Bock and her colleagues are well aware that charges tied to the time of day a vehicle is on the road and what congestion it is driving in might lead drivers to modify their behavior and find workarounds that will lessen the revenue generated by the program. Among the many questions the public relations firm will explore: Would the pricing programs change driver behavior? How easy was it to read the bill and figure out what they were paying for during certain times of the day or on certain corridors?
While Oregon test-drives its pilots, the rest of the country is paying attention. “These (PPM) taxes are an example of a policy that can better align the private and social costs of driving while funding infrastructure,” says Cody Nehiba, Ph.D., an assistant professor of research at the Center for Energy Studies at Louisiana State University.

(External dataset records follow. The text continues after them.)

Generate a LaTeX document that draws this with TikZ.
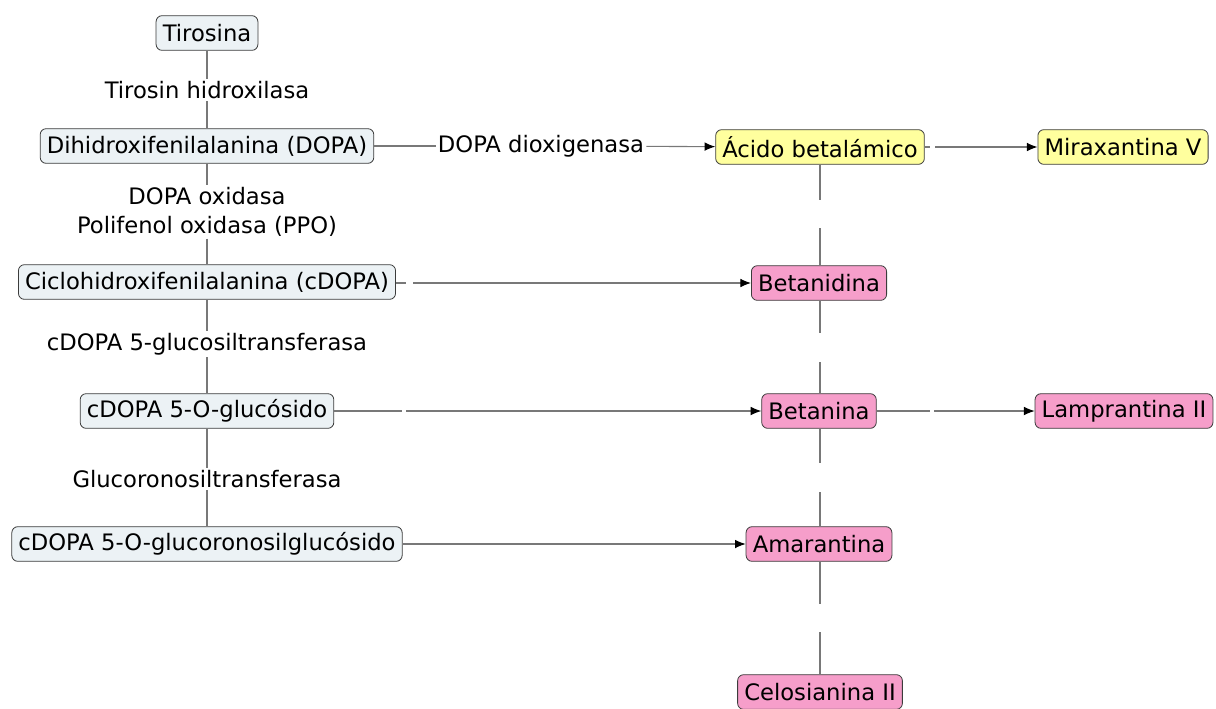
\documentclass[tikz,border=0pt]{standalone}
\usepackage{fontspec}
\setmainfont{DejaVu Sans}
\usetikzlibrary{arrows.meta}

\definecolor{cajaGris}{RGB}{236,242,245}
\definecolor{cajaAmarilla}{RGB}{255,255,158}
\definecolor{cajaRosa}{RGB}{246,158,202}
\definecolor{bordeCaja}{RGB}{60,60,60}
\definecolor{lineaEnlace}{RGB}{120,120,120}

\tikzset{
  caja/.style={draw=bordeCaja, line width=0.6pt, rounded corners=4.5pt,
    inner xsep=5pt, inner ysep=0pt, minimum height=26pt,
    font=\fontsize{17}{21}\selectfont},
  cajaInicio/.style={caja, fill=cajaGris},
  cajaBetal/.style={caja, fill=cajaAmarilla},
  cajaPigmento/.style={caja, fill=cajaRosa},
  enzima/.style={fill=white, inner sep=1.5pt, align=center,
    font=\fontsize{17}{21.5}\selectfont},
  enlace/.style={draw=lineaEnlace, line width=0.8pt},
  flecha/.style={enlace, -{Latex[length=8pt,width=6.5pt,color=black]}},
}

\begin{document}
\begin{tikzpicture}[x=0.75pt,y=0.75pt,yscale=-1,xscale=1]
\useasboundingbox (0,0) rectangle (1216,708);

%Nodes: left column
\node [cajaInicio] (tirosina) at (207,33) {Tirosina};
\node [cajaInicio] (dopa) at (207,146) {Dihidroxifenilalanina (DOPA)};
\node [cajaInicio] (cdopa) at (207,282) {Ciclohidroxifenilalanina (cDOPA)};
\node [cajaInicio] (glucosido) at (207,411) {cDOPA 5-O-glucósido};
\node [cajaInicio] (glucoronosil) at (207,544) {cDOPA 5-O-glucoronosilglucósido};

%Nodes: enzymes
\node [enzima] (tirosinHidrox) at (207,90) {Tirosin hidroxilasa};
\node [enzima] (dopaOxidasa) at (207,212) {DOPA oxidasa\\Polifenol oxidasa (PPO)};
\node [enzima] (glucosilTrans) at (207,344) {cDOPA 5-glucosiltransferasa};
\node [enzima] (glucoronTrans) at (207,479) {Glucoronosiltransferasa};
\node [enzima] (dopaDioxig) at (541,146) {DOPA dioxigenasa};

%Nodes: right column
\node [cajaBetal] (acido) at (820,147) {Ácido betalámico};
\node [cajaBetal] (miraxantina) at (1123,147) {Miraxantina V};
\node [cajaPigmento] (betanidina) at (819,283) {Betanidina};
\node [cajaPigmento] (betanina) at (819,411) {Betanina};
\node [cajaPigmento] (lamprantina) at (1124,411) {Lamprantina II};
\node [cajaPigmento] (amarantina) at (819,544) {Amarantina};
\node [cajaPigmento] (celosianina) at (820,692) {Celosianina II};

%Left column links
\draw [enlace] (tirosina) -- (tirosinHidrox);
\draw [enlace] (tirosinHidrox) -- (dopa);
\draw [enlace] (dopa) -- (dopaOxidasa);
\draw [enlace] (dopaOxidasa) -- (cdopa);
\draw [enlace] (cdopa) -- (glucosilTrans);
\draw [enlace] (glucosilTrans) -- (glucosido);
\draw [enlace] (glucosido) -- (glucoronTrans);
\draw [enlace] (glucoronTrans) -- (glucoronosil);

%Horizontal arrows
\draw [enlace] (dopa) -- (dopaDioxig);
\draw [flecha] (dopaDioxig) -- (acido);

\coordinate (hA1) at (930,147);
\coordinate (hA2) at (935,147);
\draw [enlace] (acido) -- (hA1);
\draw [flecha] (hA2) -- (miraxantina);

\coordinate (hB1) at (406,283);
\coordinate (hB2) at (413,283);
\draw [enlace] (cdopa.east |- hB1) -- (hB1);
\draw [flecha] (hB2) -- (betanidina);

\coordinate (hC1) at (402,411);
\coordinate (hC2) at (406,411);
\draw [enlace] (glucosido) -- (hC1);
\draw [flecha] (hC2) -- (betanina);

\coordinate (hD1) at (930,411);
\coordinate (hD2) at (934,411);
\draw [enlace] (betanina) -- (hD1);
\draw [flecha] (hD2) -- (lamprantina);

\draw [flecha] (glucoronosil.east |- amarantina) -- (amarantina);

%Right column links (with empty gaps)
\coordinate (vA1) at (820,200);
\coordinate (vA2) at (820,228);
\draw [enlace] (acido.south -| vA1) -- (vA1);
\draw [enlace] (vA2) -- (vA2 |- betanidina.north);

\coordinate (vB1) at (820,333);
\coordinate (vB2) at (820,362);
\draw [enlace] (vB1 |- betanidina.south) -- (vB1);
\draw [enlace] (vB2) -- (vB2 |- betanina.north);

\coordinate (vC1) at (820,463);
\coordinate (vC2) at (820,492);
\draw [enlace] (vC1 |- betanina.south) -- (vC1);
\draw [enlace] (vC2) -- (vC2 |- amarantina.north);

\coordinate (vD1) at (820,604);
\coordinate (vD2) at (820,632);
\draw [enlace] (vD1 |- amarantina.south) -- (vD1);
\draw [enlace] (vD2) -- (vD2 |- celosianina.north);

\end{tikzpicture}
\end{document}
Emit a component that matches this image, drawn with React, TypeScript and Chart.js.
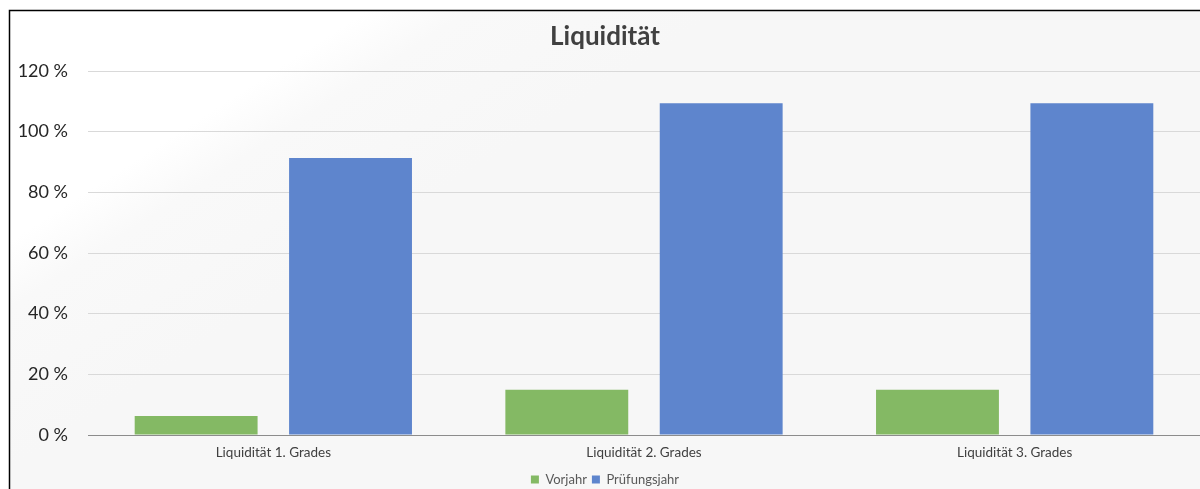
import React, { useEffect, useRef } from "react";
import { Chart, registerables } from "chart.js";

Chart.register(...registerables);

const categories = ["Liquidität 1. Grades", "Liquidität 2. Grades", "Liquidität 3. Grades"];
const vorjahr = [6.3, 14.9, 14.9];
const pruefungsjahr = [91.3, 109.4, 109.4];
const yMax = 120;
const yStep = 20;
const titleText = "Liquidität";
const seriesNames = ["Vorjahr", "Prüfungsjahr"];

const FONT = "Lato, 'Open Sans', sans-serif";

const bgPlugin = {
  id: "bgPlugin",
  beforeDraw(chart: any) {
    const { ctx, width, height } = chart;
    ctx.save();
    const g = ctx.createLinearGradient(0, 0, 217, 336);
    g.addColorStop(0, "#ffffff");
    g.addColorStop(0.52, "#ffffff");
    g.addColorStop(0.66, "#f9f9f9");
    g.addColorStop(1, "#f7f7f7");
    ctx.fillStyle = g;
    ctx.fillRect(0, 0, width, height);
    ctx.fillStyle = "#ffffff";
    ctx.fillRect(0, 0, width, 10);
    ctx.fillRect(0, 0, 9, height);
    ctx.strokeStyle = "#000000";
    ctx.lineWidth = 1.5;
    ctx.beginPath();
    ctx.moveTo(9.5, height);
    ctx.lineTo(9.5, 10.5);
    ctx.lineTo(width, 10.5);
    ctx.stroke();
    ctx.restore();
  },
};

export default function App() {
  const ref = useRef<HTMLCanvasElement | null>(null);
  useEffect(() => {
    if (!ref.current) return;
    const chart = new Chart(ref.current, {
      type: "bar",
      data: {
        labels: categories,
        datasets: [
          {
            label: seriesNames[0],
            data: vorjahr,
            backgroundColor: "#84b964",
            categoryPercentage: 0.833,
            barPercentage: 0.796,
          },
          {
            label: seriesNames[1],
            data: pruefungsjahr,
            backgroundColor: "#5e85cd",
            categoryPercentage: 0.833,
            barPercentage: 0.796,
          },
        ],
      },
      options: {
        animation: false,
        responsive: false,
        maintainAspectRatio: false,
        layout: { padding: { left: 10, top: 10, right: 0, bottom: -7 } },
        plugins: {
          title: {
            display: true,
            text: titleText,
            color: "#404040",
            font: { family: FONT, size: 26, weight: "bold" },
            padding: { top: 11.4, bottom: 18.4 },
          },
          legend: {
            display: true,
            position: "bottom",
            labels: {
              boxWidth: 8,
              boxHeight: 8,
              color: "#595959",
              font: { family: FONT, size: 13 },
              padding: 5,
            },
          },
          tooltip: { enabled: false },
        },
        scales: {
          x: {
            afterFit(scale: any) {
              scale.height = 33;
            },
            grid: { display: false, drawTicks: false },
            border: { display: true, color: "#8c8c8c", width: 1 },
            ticks: {
              color: "#404040",
              font: { family: FONT, size: 13.5 },
              padding: 10,
            },
          },
          y: {
            min: 0,
            max: yMax,
            afterFit(scale: any) {
              scale.width = 78;
            },
            ticks: {
              stepSize: yStep,
              color: "#262626",
              font: { family: FONT, size: 18 },
              padding: 20,
              callback: (v: any) => `${v} %`,
            },
            grid: {
              drawTicks: false,
              color: (c: any) => (c.tick && c.tick.value === 0 ? "#8c8c8c" : "#d9d9d9"),
              lineWidth: 1,
            },
            border: { display: false },
          },
        },
      },
      plugins: [bgPlugin],
    });
    return () => chart.destroy();
  }, []);
  return (
    <div style={{ position: "fixed", left: 0, top: 0, width: 1200, height: 489, overflow: "hidden" }}>
      <canvas ref={ref} width={1200} height={489} style={{ display: "block" }} />
    </div>
  );
}
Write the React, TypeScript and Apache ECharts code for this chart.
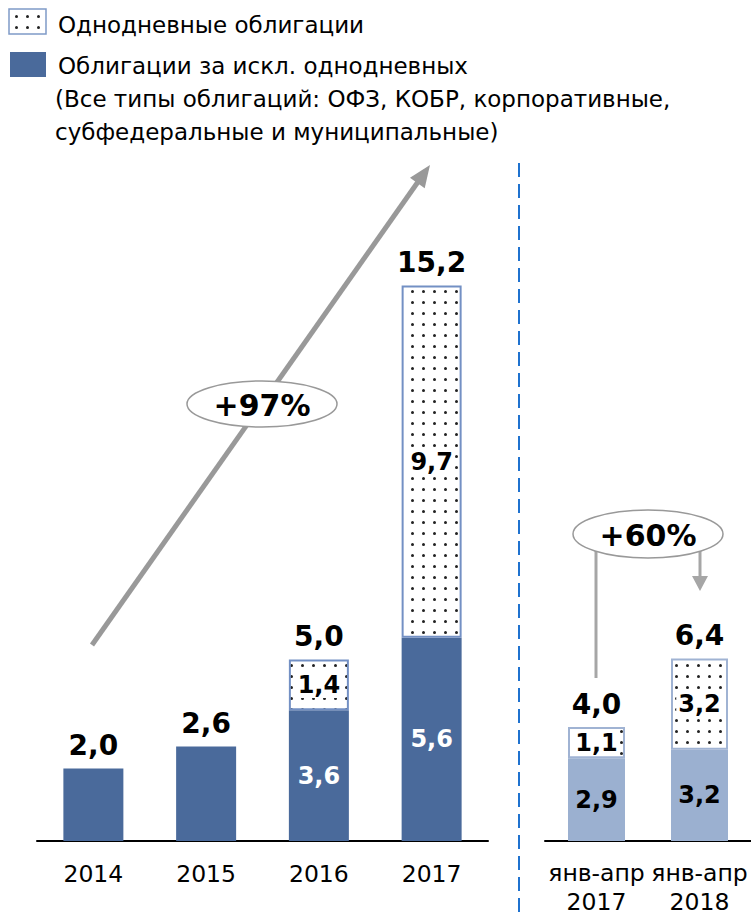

“There are multiple policies that are, to some extent, variants of a mileage tax,” Nehiba says. These include both congestion tolling, which is a mileage tax that increases during congested periods, and axle-weight-mile taxes for heavy-duty vehicles, which is a mileage tax that increases with truck axle weight.
Increasing vehicle registration fees for plug-in electric vehicles and hybrids is another option being broadly adopted by states, Nehiba says. To date, 28 states have levied additional registration fees for plug-in electric vehicles ranging from $50 to $225 annually. “Importantly, these fees do not vary with mileage — the fee is the same whether you drive 100 or 10,000 miles in a year — raising some equity concerns that mileage taxes address,” Nehiba adds.
Meanwhile the pilot will give Oregon more information about next steps. “We’re doing this new pilot to test different nuances in the technology that will allow us to be more flexible,” says Michelle Godfrey, education and outreach coordinator at ODOT. “The legislature is continuously evaluating our program and using our experience to determine how the policy should be developed in the future.”